Would you repeat the listing exactly but omit every picture?

======

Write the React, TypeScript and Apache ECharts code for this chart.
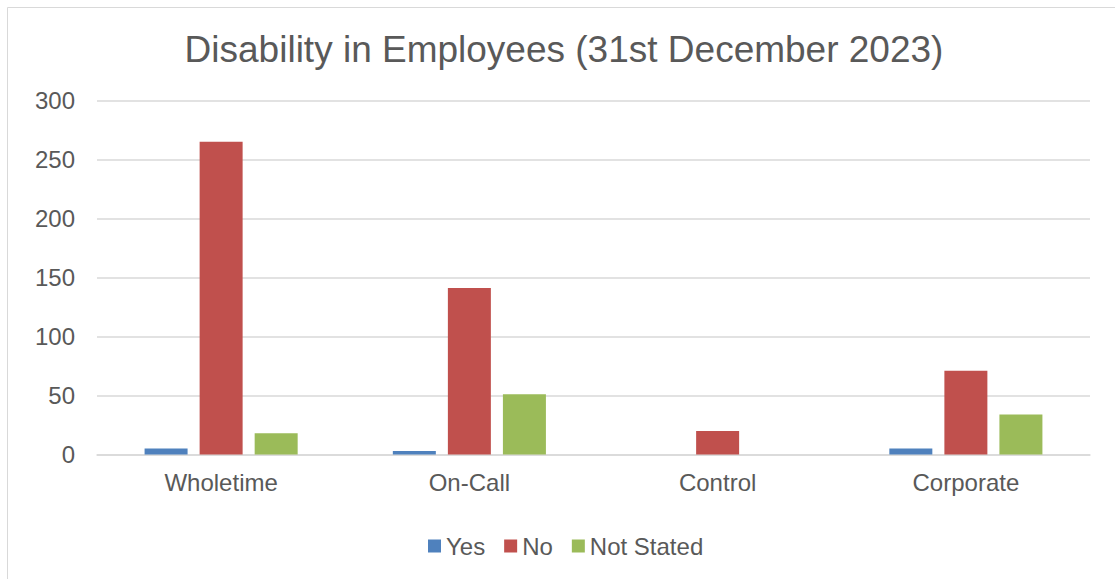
import React, { useEffect, useRef } from "react";
import * as echarts from "echarts";

const categories = ["Wholetime", "On-Call", "Control", "Corporate"];
const yesValues = [5, 3, 0, 5];
const noValues = [265, 141, 20, 71];
const notStatedValues = [18, 51, 0, 34];
const yTicks = { min: 0, max: 300, interval: 50 };
const titleText = "Disability in Employees (31st December 2023)";

const FONT = "'Liberation Sans', Arial, Helvetica, sans-serif";
const TEXT = "#595959";
const GRID = "#D9D9D9";

export default function App() {
  const ref = useRef<HTMLDivElement>(null);
  useEffect(() => {
    if (!ref.current) return;
    const chart = echarts.init(ref.current, null, { renderer: "svg" });
    chart.setOption({
      animation: false,
      backgroundColor: "#ffffff",
      textStyle: { fontFamily: FONT },
      graphic: [
        {
          type: "rect",
          shape: { x: 7.5, y: 7.5, width: 1300, height: 800 },
          style: { fill: "none", stroke: GRID, lineWidth: 1 },
          silent: true,
        },
        {
          type: "text",
          x: 564,
          y: 49,
          style: {
            text: titleText,
            fontSize: 37,
            fontFamily: FONT,
            fill: TEXT,
            align: "center",
            verticalAlign: "middle",
          },
        },
      ],
      legend: {
        left: 423,
        top: 529,
        itemWidth: 13,
        itemHeight: 13,
        itemGap: 19,
        icon: "rect",
        textStyle: { fontSize: 24, color: TEXT, fontFamily: FONT },
        data: ["Yes", "No", "Not Stated"],
      },
      grid: { left: 97, right: 25, top: 100.5, bottom: 124.5, containLabel: false },
      xAxis: {
        type: "category",
        data: categories,
        axisTick: { show: false },
        axisLine: { lineStyle: { color: GRID, width: 1.5 } },
        axisLabel: { fontSize: 24, color: TEXT, margin: 16, fontFamily: FONT },
      },
      yAxis: {
        type: "value",
        min: yTicks.min,
        max: yTicks.max,
        interval: yTicks.interval,
        axisLine: { show: false },
        axisTick: { show: false },
        axisLabel: { fontSize: 24, color: TEXT, margin: 22, fontFamily: FONT },
        splitLine: { lineStyle: { color: GRID, width: 1.5 } },
      },
      series: [
        { name: "Yes", type: "bar", data: yesValues, barWidth: 43, barGap: "28%", itemStyle: { color: "#4F81BD" } },
        { name: "No", type: "bar", data: noValues, barWidth: 43, barGap: "28%", itemStyle: { color: "#C0504D" } },
        { name: "Not Stated", type: "bar", data: notStatedValues, barWidth: 43, barGap: "28%", itemStyle: { color: "#9BBB59" } },
      ],
    });
    return () => chart.dispose();
  }, []);
  return (
    <div
      ref={ref}
      style={{ position: "fixed", left: 0, top: 0, width: 1115, height: 579 }}
    />
  );
}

======

--- The solution ---
Write the React, TypeScript and Apache ECharts code for this chart.
import React, { useEffect, useRef } from "react";
import * as echarts from "echarts";

const categories = ["Wholetime", "On-Call", "Control", "Corporate"];
const yesValues = [5, 3, 0, 5];
const noValues = [265, 141, 20, 71];
const notStatedValues = [18, 51, 0, 34];
const yTicks = { min: 0, max: 300, interval: 50 };
const titleText = "Disability in Employees (31st December 2023)";

const FONT = "'Liberation Sans', Arial, Helvetica, sans-serif";
const TEXT = "#595959";
const GRID = "#D9D9D9";

export default function App() {
  const ref = useRef<HTMLDivElement>(null);
  useEffect(() => {
    if (!ref.current) return;
    const chart = echarts.init(ref.current, null, { renderer: "svg" });
    chart.setOption({
      animation: false,
      backgroundColor: "#ffffff",
      textStyle: { fontFamily: FONT },
      graphic: [
        {
          type: "rect",
          shape: { x: 7.5, y: 7.5, width: 1300, height: 800 },
          style: { fill: "none", stroke: GRID, lineWidth: 1 },
          silent: true,
        },
        {
          type: "text",
          x: 564,
          y: 49,
          style: {
            text: titleText,
            fontSize: 37,
            fontFamily: FONT,
            fill: TEXT,
            align: "center",
            verticalAlign: "middle",
          },
        },
      ],
      legend: {
        left: 423,
        top: 529,
        itemWidth: 13,
        itemHeight: 13,
        itemGap: 19,
        icon: "rect",
        textStyle: { fontSize: 24, color: TEXT, fontFamily: FONT },
        data: ["Yes", "No", "Not Stated"],
      },
      grid: { left: 97, right: 25, top: 100.5, bottom: 124.5, containLabel: false },
      xAxis: {
        type: "category",
        data: categories,
        axisTick: { show: false },
        axisLine: { lineStyle: { color: GRID, width: 1.5 } },
        axisLabel: { fontSize: 24, color: TEXT, margin: 16, fontFamily: FONT },
      },
      yAxis: {
        type: "value",
        min: yTicks.min,
        max: yTicks.max,
        interval: yTicks.interval,
        axisLine: { show: false },
        axisTick: { show: false },
        axisLabel: { fontSize: 24, color: TEXT, margin: 22, fontFamily: FONT },
        splitLine: { lineStyle: { color: GRID, width: 1.5 } },
      },
      series: [
        { name: "Yes", type: "bar", data: yesValues, barWidth: 43, barGap: "28%", itemStyle: { color: "#4F81BD" } },
        { name: "No", type: "bar", data: noValues, barWidth: 43, barGap: "28%", itemStyle: { color: "#C0504D" } },
        { name: "Not Stated", type: "bar", data: notStatedValues, barWidth: 43, barGap: "28%", itemStyle: { color: "#9BBB59" } },
      ],
    });
    return () => chart.dispose();
  }, []);
  return (
    <div
      ref={ref}
      style={{ position: "fixed", left: 0, top: 0, width: 1115, height: 579 }}
    />
  );
}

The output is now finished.